When the man of God tells what the LORD has said to him, the old prophet tells who he is in his reverence. He is also a prophet. That is not a lie. But then he lies about a word he says he received from God through an angel.
He is an example of all those people who say you can read the Word of God differently than the way it came to you. If they also have an honorable age, there is a great danger of accepting what they say. They distort the truth and appeal to their own relationship with God. How misleading it is when people call on it to gain access to others.
The old prophet is so preoccupied with himself that he does not think about what the consequences for the man of God will be if he believes in his lie. A person who is in a false position and is looking for a justification for it is blind to the evil he does to others he wants to use for that justification.
The man of God should have known that if God had come back on His word, He would have told him so Himself, just like the first command. To go with him on the basis of a lie is a gross disobedience that he has to pay for with his death. He is much more responsible than the old prophet, because he knows better.

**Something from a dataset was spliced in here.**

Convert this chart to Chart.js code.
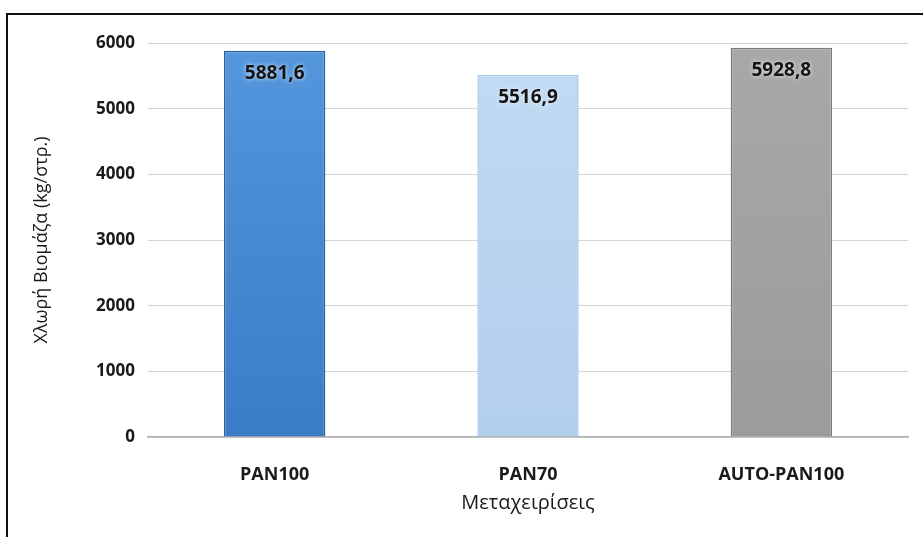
<!DOCTYPE html>
<html>
<head>
<meta charset="utf-8">
<script src="https://cdn.jsdelivr.net/npm/chart.js@4/dist/chart.umd.min.js"></script>
<style>
  html, body { margin: 0; padding: 0; background: #fff; }
  #wrap { position: relative; width: 923px; height: 537px; overflow: hidden; }
  #frame {
    position: absolute; left: 6px; top: 13px; width: 940px; height: 560px;
    border: 2px solid #111; box-sizing: border-box;
  }
  #c { position: absolute; left: 0; top: 0; }
</style>
</head>
<body>
<div id="wrap">
  <div id="frame"></div>
  <canvas id="c" width="923" height="537"></canvas>
</div>
<script>
// Δεδομένα
const categories = ['PAN100', 'PAN70', 'AUTO-PAN100'];
const biomass = [5881.6, 5516.9, 5928.8];
const valueLabels = ['5881,6', '5516,9', '5928,8'];
const yTicks = [0, 1000, 2000, 3000, 4000, 5000, 6000];

const ctx = document.getElementById('c').getContext('2d');

// Διαβαθμίσεις χρώματος για τις μπάρες
function barFill(context) {
    const chart = context.chart;
    const area = chart.chartArea;
    if (!area) return '#4d90dc';
    const g = chart.ctx.createLinearGradient(0, area.top, 0, area.bottom);
    if (context.dataIndex === 0) {
        g.addColorStop(0, '#5597dd');
        g.addColorStop(1, '#3a7cc6');
    } else if (context.dataIndex === 1) {
        g.addColorStop(0, '#c2daf2');
        g.addColorStop(1, '#b3cfee');
    } else {
        g.addColorStop(0, '#a8a8a8');
        g.addColorStop(1, '#9b9b9b');
    }
    return g;
}

// Ετικέτες τιμών μέσα στις μπάρες
const valueLabelPlugin = {
    id: 'valueLabels',
    afterDatasetsDraw(chart) {
        const c = chart.ctx;
        const meta = chart.getDatasetMeta(0);
        c.save();
        c.font = 'bold 19px "Open Sans"';
        c.textAlign = 'center';
        c.textBaseline = 'middle';
        c.fillStyle = '#141414';
        c.shadowColor = 'rgba(255,255,255,0.8)';
        c.shadowBlur = 4;
        meta.data.forEach((bar, i) => {
            c.fillText(valueLabels[i], bar.x, bar.y + 23);
        });
        c.restore();
    }
};

new Chart(ctx, {
    type: 'bar',
    data: {
        labels: categories,
        datasets: [{
            data: biomass,
            backgroundColor: barFill,
            borderColor: ['#2d5f9c', '#a9c9ec', '#7d7d7d'],
            borderWidth: 1.5,
            categoryPercentage: 1,
            barPercentage: 0.4
        }]
    },
    options: {
        responsive: false,
        animation: false,
        events: [],
        layout: { padding: { left: 20, right: 15, top: 43, bottom: 0 } },
        plugins: {
            legend: { display: false },
            tooltip: { enabled: false }
        },
        scales: {
            y: {
                min: 0,
                max: 6000,
                afterBuildTicks: (scale) => {
                    scale.ticks = yTicks.map(v => ({ value: v }));
                },
                afterFit: (scale) => { scale.width = 128; },
                grid: { color: '#d4d4d4', lineWidth: 1, drawTicks: false },
                border: { display: false },
                ticks: {
                    padding: 13,
                    color: '#1a1a1a',
                    callback: (v) => String(v),
                    font: { family: '"Open Sans"', size: 17, weight: 'bold' }
                },
                title: {
                    display: true,
                    text: 'Χλωρή Βιομάζα (kg/στρ.)',
                    color: '#1a1a1a',
                    font: { family: '"Open Sans"', size: 18 },
                    padding: { top: 11, bottom: 0 }
                }
            },
            x: {
                afterFit: (scale) => { scale.height = 100; },
                grid: { display: false },
                border: { display: true, color: '#b0b0b0', width: 1.5 },
                ticks: {
                    padding: 19,
                    color: '#1a1a1a',
                    font: { family: '"Open Sans"', size: 18, weight: 'bold' }
                },
                title: {
                    display: true,
                    text: 'Μεταχειρίσεις',
                    color: '#1a1a1a',
                    font: { family: '"Open Sans"', size: 20 },
                    padding: { top: 0, bottom: 22 }
                }
            }
        }
    },
    plugins: [valueLabelPlugin]
});
</script>
</body>
</html>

20 - 22 The Announcement of Judgment
20 Now it came about, as they were sitting down at the table, that the word of the LORD came to the prophet who had brought him back; 21 and he cried to the man of God who came from Judah, saying, “Thus says the LORD, ‘Because you have disobeyed the command of the LORD, and have not observed the commandment which the LORD your God commanded you, 22 but have returned and eaten bread and drunk water in the place of which He said to you, “Eat no bread and drink no water”; your body shall not come to the grave of your fathers.’”

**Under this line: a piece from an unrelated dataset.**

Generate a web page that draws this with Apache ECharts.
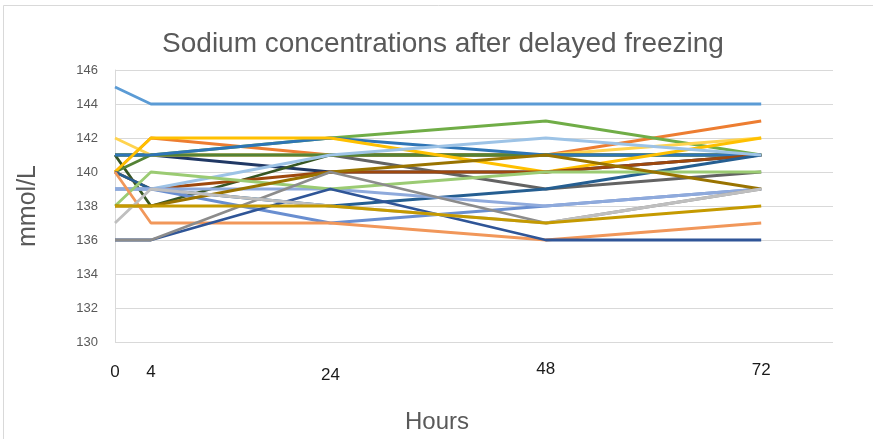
<!DOCTYPE html>
<html>
<head>
<meta charset="utf-8">
<script src="https://cdn.jsdelivr.net/npm/echarts@6/dist/echarts.min.js"></script>
<style>
  html, body { margin: 0; padding: 0; background: #ffffff; }
  #chart { width: 873px; height: 439px; }
</style>
</head>
<body>
<div id="chart"></div>
<script>
// Sampling times (hours after collection)
const hours = [0, 4, 24, 48, 72];
const hourTicks = [0, 4, 24, 48, 72];

// Sodium (mmol/L) per sample at each time point
const sampleA = [145, 144, 144, 144, 144];
const sampleB = [140, 142, 141, 141, 143];
const sampleC = [141, 141, 140, 140, 141];
const sampleD = [141, 141, 141, 139, 140];
const sampleE = [141, 141, 142, 143, 141];
const sampleF = [142, 141, 141, 141, 142];
const sampleG = [141, 138, 141, 141, 141];
const sampleH = [140, 141, 141, 141, 141];
const sampleI = [141, 141, 142, 141, 141];
const sampleJ = [140, 142, 142, 140, 142];
const sampleK = [140, 139, 140, 140, 141];
const sampleL = [140, 139, 138, 139, 141];
const sampleM = [139, 139, 141, 142, 141];
const sampleN = [139, 139, 137, 138, 139];
const sampleO = [139, 139, 139, 138, 139];
const sampleP = [138, 140, 139, 140, 140];
const sampleQ = [138, 138, 140, 141, 139];
const sampleR = [140, 137, 137, 136, 137];
const sampleS = [136, 136, 139, 136, 136];
const sampleT = [136, 136, 140, 137, 139];
const sampleU = [137, 139, 138, 137, 139];
const sampleV = [138, 138, 138, 137, 138];

const samples = [sampleA, sampleB, sampleC, sampleD, sampleE, sampleF, sampleG, sampleH,
  sampleI, sampleJ, sampleK, sampleL, sampleM, sampleN, sampleO, sampleP, sampleQ,
  sampleR, sampleS, sampleT, sampleU, sampleV];

const lineColors = ['#5B9BD5', '#ED7D31', '#203864', '#636363', '#70AD47', '#FFD34F',
  '#375623', '#548235', '#2E75B6', '#FFC000', '#9E480E', '#255E91', '#9DC3E6',
  '#698ED0', '#8FAADC', '#9BCB73', '#997300', '#F1975A', '#2F5597', '#8C8C8C',
  '#BFBFBF', '#C59A00'];

const textGray = '#595959';
const gridGray = '#D9D9D9';
const font = 'Liberation Sans';

// vertical nudges for the individual hour labels
const labelNudge = { 0: 3, 4: 3, 24: 6, 48: 0, 72: 1 };
const richLabels = {};
hourTicks.forEach(function (h) {
  richLabels['h' + h] = { fontSize: 17, color: '#1a1a1a', fontFamily: font, padding: [labelNudge[h], 0, 0, 0] };
});

const chart = echarts.init(document.getElementById('chart'), null, { renderer: 'canvas' });

chart.setOption({
  animation: false,
  backgroundColor: '#ffffff',
  title: {
    text: 'Sodium concentrations after delayed freezing',
    left: 443,
    top: 30,
    textAlign: 'center',
    padding: 0,
    textStyle: { fontFamily: font, fontSize: 28, fontWeight: 'normal', color: textGray }
  },
  graphic: [{
    type: 'rect',
    shape: { x: 3.5, y: 5.5, width: 900, height: 500 },
    style: { fill: 'none', stroke: gridGray, lineWidth: 1 },
    silent: true
  }],
  grid: { left: 115, right: 40, top: 70, bottom: 95, containLabel: false },
  xAxis: {
    type: 'value',
    min: 0,
    max: 80,
    name: 'Hours',
    nameLocation: 'middle',
    nameGap: 68,
    nameTextStyle: { fontFamily: font, fontSize: 24, color: textGray, padding: [0, 74, 0, 0] },
    axisLine: { show: false },
    axisTick: { show: false },
    splitLine: { show: false },
    axisLabel: {
      customValues: hourTicks,
      margin: 19,
      formatter: function (v) { return '{h' + v + '|' + v + '}'; },
      rich: richLabels
    }
  },
  yAxis: {
    type: 'value',
    min: 130,
    max: 146,
    interval: 2,
    name: 'mmol/L',
    nameLocation: 'middle',
    nameGap: 74,
    nameTextStyle: { fontFamily: font, fontSize: 25, color: textGray },
    axisLine: { show: true, lineStyle: { color: gridGray, width: 1 } },
    axisTick: { show: false },
    splitLine: { show: true, lineStyle: { color: gridGray, width: 1 } },
    axisLabel: { fontFamily: font, fontSize: 13, color: textGray, margin: 17 }
  },
  series: samples.map(function (vals, i) {
    return {
      type: 'line',
      data: hours.map(function (h, j) { return [h, vals[j]]; }),
      showSymbol: false,
      symbol: 'none',
      lineStyle: { color: lineColors[i], width: 2.8 },
      itemStyle: { color: lineColors[i] },
      z: 2 + i * 0.01
    };
  })
});
</script>
</body>
</html>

God is holy. The old prophet suddenly receives a word from the LORD, something that must not have happened to him for many years. If God can let the false prophet Balaam and the false priest Caiaphas say things He wants them to say (Num 23:5,16; Jn 11:50-52), He can also let this old prophet say a word He wants. This intervention by God gives the meal a dramatic turn. The old prophet must make himself known as a liar and the man of God is confronted with God’s judgment. The heavy punishment is exacerbated by the fact that he will not be buried in the grave of his fathers.

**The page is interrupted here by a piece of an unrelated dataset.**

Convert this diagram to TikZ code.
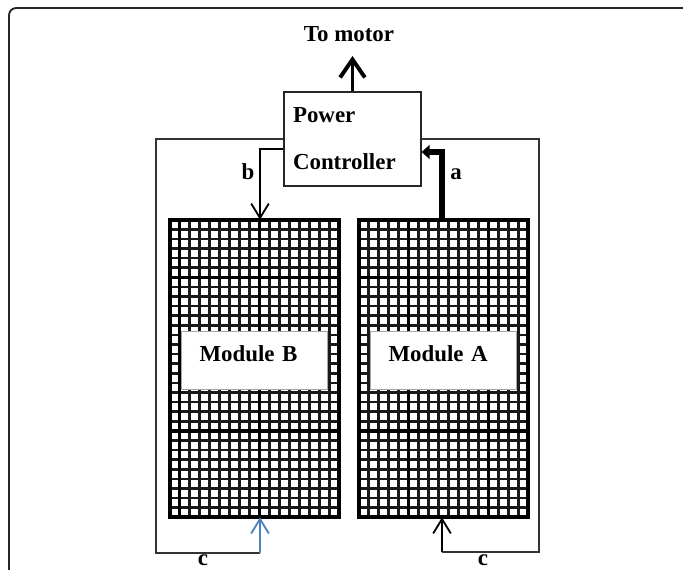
\documentclass[tikz,border=0pt]{standalone}
\usepackage{fontspec}
\setmainfont{Liberation Serif}
\usepackage{xcolor}
\usetikzlibrary{arrows.meta, calc}
\definecolor{cblue}{RGB}{79,129,189}

\begin{document}
\begin{tikzpicture}[>=Stealth, font=\fontsize{16.3}{19}\selectfont\bfseries,
  module/.style={minimum width=4.225cm, minimum height=7.425cm, inner sep=0pt},
  modframe/.style={black, line width=2.6pt},
  cellline/.style={black!90, line width=1.9pt},
  sepline/.style={black, line width=2.4pt},
  modlabel/.style={draw=gray!70, fill=white, line width=0.6pt, inner xsep=0.45cm,
    inner ysep=0.37cm, text width=2.75cm, align=left, text height=0.4cm, text depth=0.33cm},
  ctrlbox/.style={draw=black!85, fill=white, line width=0.8pt, minimum width=3.425cm,
    minimum height=2.35cm, inner xsep=0.225cm, text width=2.975cm, align=left,
    font=\fontsize{16.3}{33.3}\selectfont\bfseries},
  loopline/.style={black!80, line width=0.8pt},
  thinarrow/.style={line width=1pt, -{Straight Barb[length=0.36cm,width=0.44cm,line width=1.3pt]}},
  thickarrow/.style={line width=4.2pt, -{Triangle[length=0.2cm,width=0.34cm]}},
  motorarrow/.style={line width=2.8pt, -{Straight Barb[length=0.45cm,width=0.62cm]}}]

\useasboundingbox (0,0) rectangle (17.075,14.25);

%-- page frame
\draw[black!85, line width=1.3pt, rounded corners=0.18cm]
  (0.225,0) -- (0.225,14.05) -- (17.075,14.05);

\coordinate (loopBL) at (3.9,0.425);
\coordinate (cB)     at (6.5,0.425);
\coordinate (loopBR) at (13.475,0.45);
\coordinate (cA)     at (11.05,0.45);
\coordinate (bB)     at (6.5,10.525);
\coordinate (aA)     at (11.05,10.45);
\coordinate (motortip) at (8.8125,12.85);

\node[module] (modB) at (6.3625,5.0375) {};
\node[module] (modA) at (11.0875,5.0375) {};

%-- feedback loops
\draw[loopline] (8.8125,10.775) -| (loopBL) -- (cB);
\draw[loopline] (8.8125,10.775) -| (loopBR) -- (cA);

\node[ctrlbox] (ctrl) at (8.8125,10.775) {Power\\Controller};

%-- solar cell grids
\foreach \m/\p/\q in {modB/1/9, modA/5/13}{
  \fill[white] (\m.south west) rectangle (\m.north east);
  \foreach \i in {1,...,16}
    \draw[cellline] ($(\m.south west)!\i/17!(\m.south east)$)
      -- ($(\m.north west)!\i/17!(\m.north east)$);
  \foreach \j in {1,...,30}
    \draw[cellline] ($(\m.south west)!\j/31!(\m.north west)$)
      -- ($(\m.south east)!\j/31!(\m.north east)$);
  \foreach \i in {\p,\q}
    \draw[sepline] ($(\m.south west)!\i/17!(\m.south east)$)
      -- ($(\m.north west)!\i/17!(\m.north east)$);
  \foreach \j in {9,25}
    \draw[sepline] ($(\m.south west)!\j/31!(\m.north west)$)
      -- ($(\m.south east)!\j/31!(\m.north east)$);
  \draw[modframe] (\m.south west) rectangle (\m.north east);
}

\node[modlabel] (labB) at ([yshift=0.2cm]modB.center) {Module B};
\node[modlabel] (labA) at ([yshift=0.2cm]modA.center) {Module A};

%-- arrows
\draw[motorarrow] (ctrl.north) -- (motortip);
\draw[thinarrow] (ctrl.west |- bB) -- (bB) -- (bB |- modB.north);
\draw[thickarrow] (aA |- modA.north) -- (aA) -- (ctrl.east |- aA);
\draw[thinarrow, cblue] (cB) -- (cB |- modB.south);
\draw[thinarrow] (cA) -- (cA |- modA.south);

\node[anchor=base] (motor) at (8.725,13.2) {To motor};
\node[anchor=base] (lblb) at (6.2,9.75) {b};
\node[anchor=base] (lbla) at (11.4,9.75) {a};
\node[anchor=base] (lblcB) at (5.075,0.1) {c};
\node[anchor=base] (lblcA) at (12.075,0.1) {c};

\end{tikzpicture}
\end{document}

This time it is a word from God. If it had not been God’s word, he would certainly have apologized. There is no personal word from the man in what he says to the man of God. God does not come back on His word. The sin of the man of God is so great that God can no longer use him as His man. There is nothing of any reaction of the man of God to the announcement of the judgment, nor do we hear of any reaction of the old prophet.
23 - 32 The Death of the Man of God
23 It came about after he had eaten bread and after he had drunk, that he saddled the donkey for him, for the prophet whom he had brought back. 24 Now when he had gone, a lion met him on the way and killed him, and his body was thrown on the road, with the donkey standing beside it; the lion also was standing beside the body. 25 And behold, men passed by and saw the body thrown on the road, and the lion standing beside the body; so they came and told [it] in the city where the old prophet lived. 26 Now when the prophet who brought him back from the way heard [it], he said, “It is the man of God, who disobeyed the command of the LORD; therefore the LORD has given him to the lion, which has torn him and killed him, according to the word of the LORD which He spoke to him.” 27 Then he spoke to his sons, saying, “Saddle the donkey for me.” And they saddled [it]. 28 He went and found his body thrown on the road with the donkey and the lion standing beside the body; the lion had not eaten the body nor torn the donkey. 29 So the prophet took up the body of the man of God and laid it on the donkey and brought it back, and he came to the city of the old prophet to mourn and to bury him. 30 He laid his body in his own grave, and they mourned over him, [saying], “Alas, my brother!” 31 After he had buried him, he spoke to his sons, saying, “When I die, bury me in the grave in which the man of God is buried; lay my bones beside his bones. 32 For the thing shall surely come to pass which he cried by the word of the LORD against the altar in Bethel and against all the houses of the high places which are in the cities of Samaria.”
When the man of God leaves, he knows that he is going to die. It happens as it is predicted. The way it happens is clearly from God. The lion is a tool in His hand. The lion acts according to his nature when he kills the man of God, but he acts against his nature when he does nothing else. He stands by the corpse and also leaves the donkey alone. The donkey also stays there. The lion remains there as a witness, without doing anything more than what he is told to do.
When the prophet hears of it, he speaks of the man of God as one who has been rebellious against the LORD’s command. That is true. Then the old prophet acts according to his responsibility. He is also guilty and takes care of the dead body of the man of God. He takes him up and lays him in his own grave.
He instructs his sons to bury him, when he himself is buried, beside the man of God. He does not speak of “my” grave – it was “his own grave”, verse 30 – but of “the grave in which the man of God is buried”. This identification prevents his bones from being burned when Josiah acts according to what the man of God has announced (2Kgs 23:17-18).
33 - 34 The Sin of Jeroboam
33 After this event Jeroboam did not return from his evil way, but again he made priests of the high places from among all the people; any who would, he ordained, to be priests of the high places. 34 This event became sin to the house of Jeroboam, even to blot [it] out and destroy [it] from off the face of the earth.
Jeroboam can’t be stopped by anything. He has not learned anything from the events and does not care about what God has shown and said. He perseveres in his sin. Then God speaks to him even more clearly. This is shown in the next chapter.